草の根無償資金協力5年目フォローアップ「パラオ・地域防災力強化計画」

令和7年5月28日
      

      

   
 
災害対策と緊急対応能力の向上を目的として、平成30年度草の根無償資金協力を通じ、パラオ赤十字社に対して資機材の供与を行い、引渡しを実施した2020年から5年が経過しました。
 
パラオ赤十字社は、1997年に設立された人道支援非営利団体で、自然災害発生時、「国家緊急事態管理委員会(NEMO)」の一員として、ボランティアの派遣、救援物資の配布、被害状況の調査等、被災者への直接的な支援に主眼を置いた活動を担い、パラオの災害対応において不可欠な存在です。

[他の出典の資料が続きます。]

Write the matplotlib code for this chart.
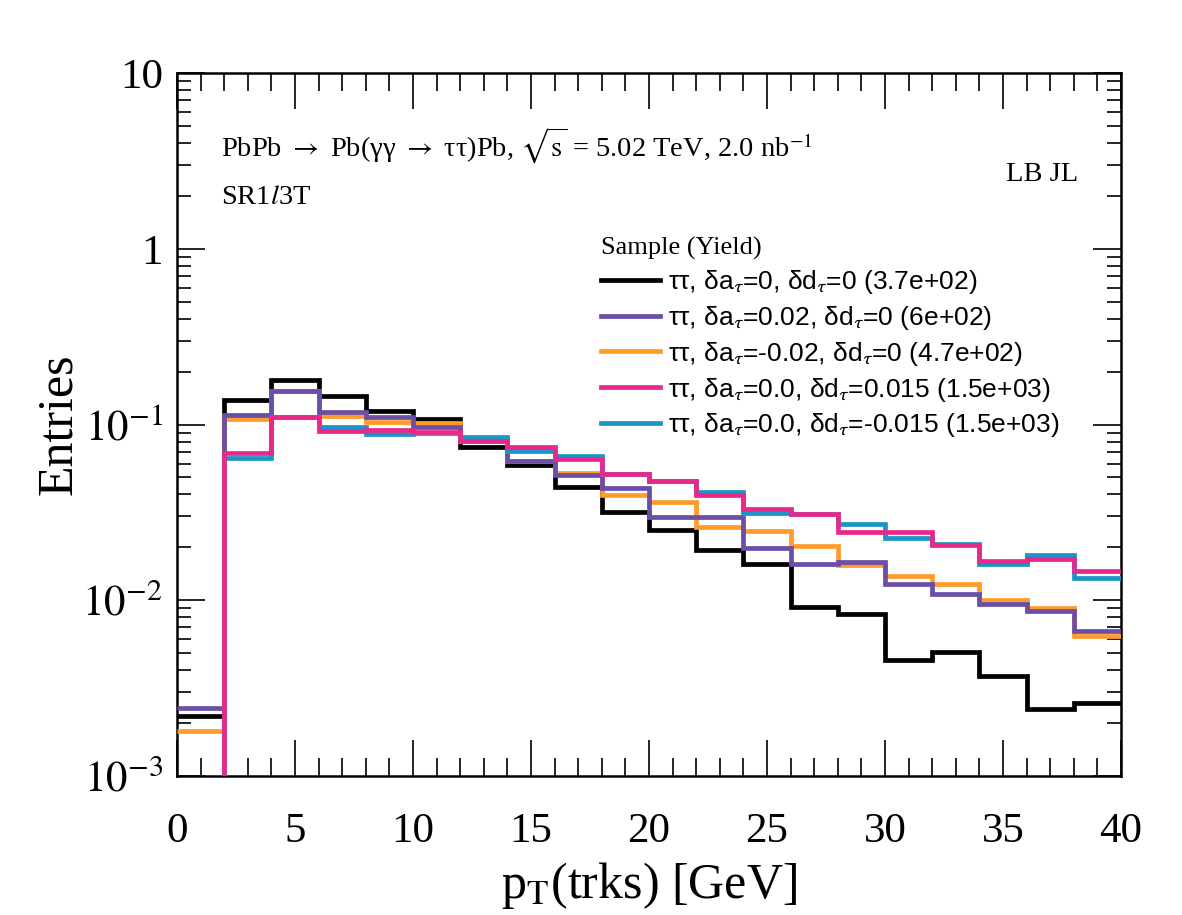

また、平時には、政府や地域社会と連携し、一般市民を対象とした防災啓発事業やボランティア育成事業等を実施しています。
 
本草の根無償資金協力を活用し、パラオ赤十字社に対して、ピックアップトラック、AED2台、トランシーバー3台、衛星電話1台を供与しました。これらの資機材は、パラオ赤十字社の平時の業務及び訓練において、重要な役割を果たしています。
 
ピックアップトラックは物資の輸送や未舗装道路を含む遠隔地へのアクセス支援、及び訓練等のため、毎日のように使用されていますが、パラオ赤十字社自身の予算により定期的なメンテナンスが行われ、5年経った現在でも良好な状態を維持しています。
 
また、トランシーバーは現在、今年6月末からパラオで開催されるパシフィック・ミニゲームズに向け、パラオ・オリンピック委員会に貸し出され、訓練に使用されています。2台のAEDは良好な動作状態を維持しており、定期的に訓練で使用されています。さらに、衛星電話は、災害時や通信網が利用できない状況下で、必要不可欠な通信手段として、常時緊急事態に備えています。
 
当館は、本案件に加え、令和3年度草の根無償資金協力を通じて、アイライ州のパラオ国際空港すぐ側にある、防災備蓄倉庫・トレーニングセンターの建設を支援しています。本施設は2024年7月から稼働しており、災害等の緊急時に備え、本件における資材供与と共に、パラオ全体の災害対策強化に貢献しています。